Grubhub (GRUB) has been publicly traded since 2014. This year has been a dramatic collapse for the food delivery specialist that was once the darling in the online ordering business, but the Perfect Storm of challenges has crushed the stock.
Let’s Look at What Happened!?
Grubhub had no significant competitive advantages. Restaurants wanted to be on as many ordering platforms as possible and customers shopped around for the best deals. Then too, Door Dash and Uber Eats have been funded to the tune of hundreds of millions dollars; Grubhub can’t tap venture capital and is at the hands of its shareholders.
For years Grubhub diners were extremely loyal; now, with competitors like Door Dash and Uber Eats, their customer base is becoming more fickle, playing the field. CNBC’s Jim Cramer said that you only had to use their service and you could see the company’s struggle coming.
The big-ticket partnerships that Grubhub is capable of drawing in is encouraging for stock option traders.
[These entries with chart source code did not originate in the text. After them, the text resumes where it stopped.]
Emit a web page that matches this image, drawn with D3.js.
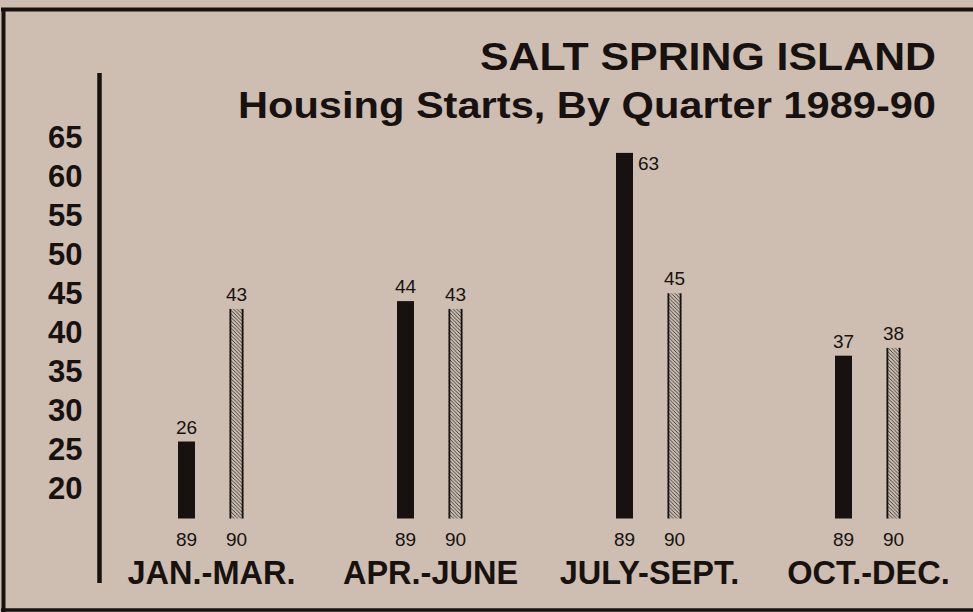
<!DOCTYPE html>
<html>
<head>
<meta charset="utf-8">
<script src="https://cdn.jsdelivr.net/npm/d3@7"></script>
<style>
  html, body { margin: 0; padding: 0; background: #cdbeb1; }
  svg { display: block; }
  text { font-family: "Liberation Sans", Arial, Helvetica, sans-serif; }
</style>
</head>
<body>
<script>
// ---- data ----
const categories = ["JAN.-MAR.", "APR.-JUNE", "JULY-SEPT.", "OCT.-DEC."];
const series = ["89", "90"];
const values89 = [26, 44, 63, 37];
const values90 = [43, 43, 45, 38];
const yTicks = [20, 25, 30, 35, 40, 45, 50, 55, 60, 65];
const titleLine1 = "SALT SPRING ISLAND";
const titleLine2 = "Housing Starts, By Quarter 1989-90";

// ---- setup ----
const W = 973, H = 612;
const ink = "#17120f";
const svg = d3.select("body").append("svg").attr("width", W).attr("height", H);

svg.append("rect").attr("width", W).attr("height", H).attr("fill", "#cdbeb1");

const defs = svg.append("defs");
const pat = defs.append("pattern")
  .attr("id", "hatch").attr("patternUnits", "userSpaceOnUse")
  .attr("width", 3.6).attr("height", 3.6);
pat.append("rect").attr("width", 3.6).attr("height", 3.6).attr("fill", "#c9bcb0");
pat.append("path")
  .attr("d", "M0,0 L3.6,3.6 M-1,2.6 L1,4.6 M2.6,-1 L4.6,1")
  .attr("stroke", "#3a332e").attr("stroke-width", 0.9);

// frame
svg.append("line").attr("x1", 1).attr("x2", W).attr("y1", 9.5).attr("y2", 9.5)
  .attr("stroke", ink).attr("stroke-width", 4);
svg.append("line").attr("x1", 3.5).attr("x2", 3.5).attr("y1", 8).attr("y2", 612)
  .attr("stroke", ink).attr("stroke-width", 4);
svg.append("line").attr("x1", 1).attr("x2", W).attr("y1", 610).attr("y2", 610)
  .attr("stroke", ink).attr("stroke-width", 3.5);

// scales
const x0 = d3.scaleBand().domain(categories).range([102, 978]);
const x1 = d3.scaleBand().domain(series).range([-50, 50]);
const y = d3.scaleLinear().domain([16, 66]).range([519.5, 129.5]);

// titles
svg.append("text").attr("x", 480).attr("y", 70)
  .attr("font-size", 39).attr("font-weight", "bold").attr("fill", ink)
  .attr("textLength", 456).attr("lengthAdjust", "spacingAndGlyphs")
  .text(titleLine1);
svg.append("text").attr("x", 238).attr("y", 118)
  .attr("font-size", 36).attr("font-weight", "bold").attr("fill", ink)
  .attr("textLength", 698).attr("lengthAdjust", "spacingAndGlyphs")
  .text(titleLine2);

// y axis
const axisX = 99.5;
const gAxis = svg.append("g").attr("transform", `translate(${axisX},0)`)
  .call(d3.axisLeft(y).tickValues(yTicks).tickSize(0).tickPadding(17));
gAxis.select(".domain").remove();
gAxis.selectAll("text")
  .attr("font-family", '"Liberation Sans", Arial, sans-serif')
  .attr("font-size", 31).attr("font-weight", "bold").attr("fill", ink);
svg.append("line").attr("x1", axisX).attr("x2", axisX).attr("y1", 73).attr("y2", 583)
  .attr("stroke", ink).attr("stroke-width", 4.5);

// bars
const rows = [];
categories.forEach((c, i) => {
  rows.push({ cat: c, s: "89", v: values89[i] });
  rows.push({ cat: c, s: "90", v: values90[i] });
});
const maxV = d3.max(rows, d => d.v);
const cx = d => x0(d.cat) + x0.bandwidth() / 2 + x1(d.s) + x1.bandwidth() / 2;
const bw = d => d.s === "89" ? 17 : 14;
const base = y(16) - 1;

const gBars = svg.append("g");
rows.forEach(d => {
  const left = cx(d) - bw(d) / 2;
  const top = y(d.v);
  if (d.s === "89") {
    gBars.append("rect").attr("x", left).attr("y", top)
      .attr("width", bw(d)).attr("height", base - top).attr("fill", ink);
  } else {
    gBars.append("rect").attr("x", left).attr("y", top)
      .attr("width", bw(d)).attr("height", base - top).attr("fill", "url(#hatch)");
    [left + 0.9, left + bw(d) - 0.9].forEach(xx => {
      gBars.append("line").attr("x1", xx).attr("x2", xx).attr("y1", top).attr("y2", base)
        .attr("stroke", ink).attr("stroke-width", 1.8);
    });
  }
  // value label
  const lab = gBars.append("text").attr("font-size", 19).attr("fill", ink).text(d.v);
  if (d.v === maxV) {
    lab.attr("x", left + bw(d) + 5).attr("y", top + 17).attr("text-anchor", "start");
  } else {
    lab.attr("x", cx(d)).attr("y", top - 8).attr("text-anchor", "middle");
  }
  // series label
  gBars.append("text").attr("x", cx(d)).attr("y", 546).attr("text-anchor", "middle")
    .attr("font-size", 19).attr("fill", ink).text(d.s);
});

// category labels
svg.append("g").selectAll("text").data(categories).join("text")
  .attr("x", d => x0(d) + x0.bandwidth() / 2)
  .attr("y", 584).attr("text-anchor", "middle")
  .attr("font-size", 32.5).attr("font-weight", "bold").attr("fill", ink)
  .text(d => d);
</script>
</body>
</html>
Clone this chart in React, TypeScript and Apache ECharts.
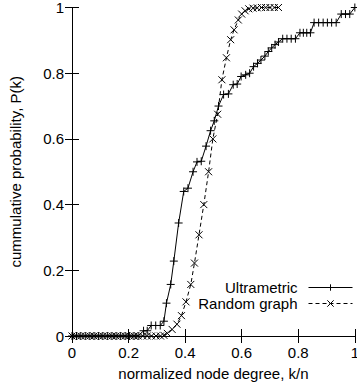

A large portion of their growth last year, and the big driver of the increase in its share price, has been its partnership with Yum Brands (franchisor of KFC and Taco Bell), Wendy’s, Dunkin Donuts, IHOP, Panera Bread, Shake Shack and Subway.
After an off-&-on courtship, Grubhub and McDonald’s are teaming up on deliveries in New York. They seemed like the obvious partners – Grubhub one of the giants of online-ordering and McDonald’s, the biggest food chain.
Revenue rose 30% year over year to a less than expected $322.1 Million and its number of active customers was less than predicted. The company is currently trading at less than one-third of its all time high in September 2018. It looks like sand is headed in the wrong direction in the hourglass for option trading. At the same time, the company is pouring in revenue more than $1 Billion annual rate – sure to attract competition and growth fatigue.
National chain deals are key to sustaining Grubhub’s growth and we can hope for a recovery once these new partnerships have time to sink in. Over time, online food delivery will only experience growth; so despite heightened competition, there’s plenty of pie to share.
While Grubhub faces many challenges, the fact that the stock price is trading low at half the value it began the year, makes it attractive for trading options. Also, in considering the December 20 expiration date, it’s interesting to note that the $40.00 Call has 17,590 Open Interest contracts, while the average is 1,500 to 2,500.
Are You a Bull or Bear ?
Date: November 4, 2019 – Stock: Grubhub – Share price closed @ $35.01
If you’re a Bullish Mom and think Grubhub will go up, try the December 20, 2019 Expiration Date – CALL $30.00 Bid; and $25.00 Ask strike prices. Premium is $4.90 (mid @$4.46) debit to pay = Long Call Vertical Spread on www.TDAmeritrade.com
On the other hand, Mom, if you think Grubhub is bearish and will go down, try the Expiration December 20, 2019 Date – PUT $30.00 Ask; and $25.00 Bid strike prices. Premium is 0.65¢ (mid @0.53¢) debit to pay = Long Put Vertical Spread on www.TastyWorks.com
Let’s empower all of us Moms and Dads to Face Down the Wall Street bull!